Star Wars Just Confirmed What We Always Hoped About C-3PO

A new Star Wars: The Rise of Skywalker novelization has explained one of several semi-plot holes in the Star Wars franchise.

They may have played second fiddle to the likes of Luke, Leia, Obi-Wan, and Anakin, but beloved droids C-3PO and R2-D2 have arguably had the most consistent presence in the Star Wars universe. Having witnessed many significant moments in the Skywalker Saga, their arcs are as sprawling as they are thrilling. The two have certainly left their mark on the Star Wars universe, but being around so long has also made them victims of writing inconsistencies as the story has been passed from one generation to another.

One of the biggest issues in C-3PO's character arc arose when The Phantom Menace revealed that Anakin Skywalker created the chatty droid. The development raised several questions, but one of its biggest was why C-3PO couldn't have told Luke about his parentage. Revenge of the Sith attempted to address this by having Senator Bail Organa wipe the droid's memory, paving the way for Threepio to enter George Lucas' original story as an innocent, occasionally bumbling accomplice to the Rebellion. 

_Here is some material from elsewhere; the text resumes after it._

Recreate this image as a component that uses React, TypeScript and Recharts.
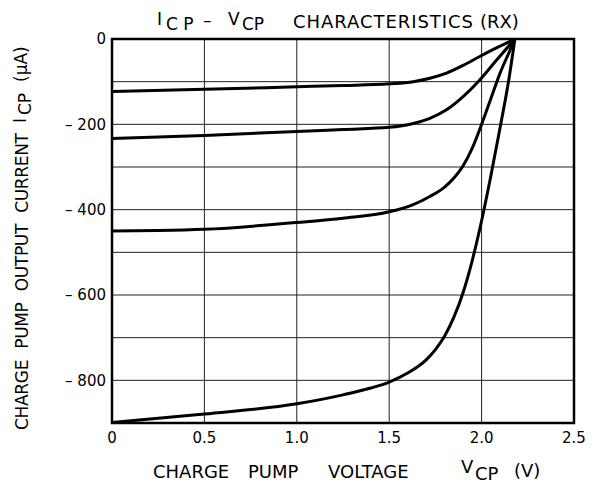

But in a key scene on planet Kijimi in 2019's Star Wars: The Rise of Skywalker, C-3PO is tasked with translating a Sith text, yet finds something in his programming preventing it. He requests a hard reset, similar to the memory wipe of Revenge of the Sith, allowing him to carry out the critical task — at a sobering cost. Of course, R2-D2 restores all those memories C-3PO had built up seemingly between the events of Episode III and Episode IX by the movie's end. But the Rise of Skywalker novelization by Michel Kogge explains that this restoration had a greater impact than we knew.

C-3PO's memory comes back — including the first thing he saw

Expanding on the sweet and sentimental exchange between Artoo and Threepio toward the end of Rise of the Skywalker, Kogge weaves a version of events where C-3PO's entire memory is reawakened (via ScreenRant). His storage now holds memories all the way back to the very first time Anakin switched him on, including all those long-forgotten prequel events. Kogge describes the exact moment R2-D2's switch flip jogs Threepio's entire memory rather poetically.

"This caused a memory file that R2-D2 had restored to be accessed and read," Kogge wrote. "It was a record of the moment when C-3PO's maker had fitted a photoreceptor into his eye socket, and he had experienced the visual spectrum for the first time. The initial image his photoreceptors had captured was of a blue-and-white astromech."

The intimate droid exchange in the film was far from being one of Episode IX's most controversial or confusing moments, but it did cause some debate among fans who questioned just how much he should remember. Unlike other scenes that were considered outright plot holes, most of the conversation around C-3PO's second hard reset was less about logic and more about dramatic impact. Some believed the sacrifice was beautiful and shouldn't have been tampered with, while others favored the film's outcome.

With the last chapter in the Skywalker Saga hitting Disney+ this May the Fourth, months earlier than expected, fans will have another chance to debate which outcome they would have preferred. In terms of the big-screen tale and its prose counterpart, the restoration is a mostly sentimental move as, at that point, the First Order has already been defeated. Still, just try not to get emotional about R2-D2 being the first thing C-3PO ever saw.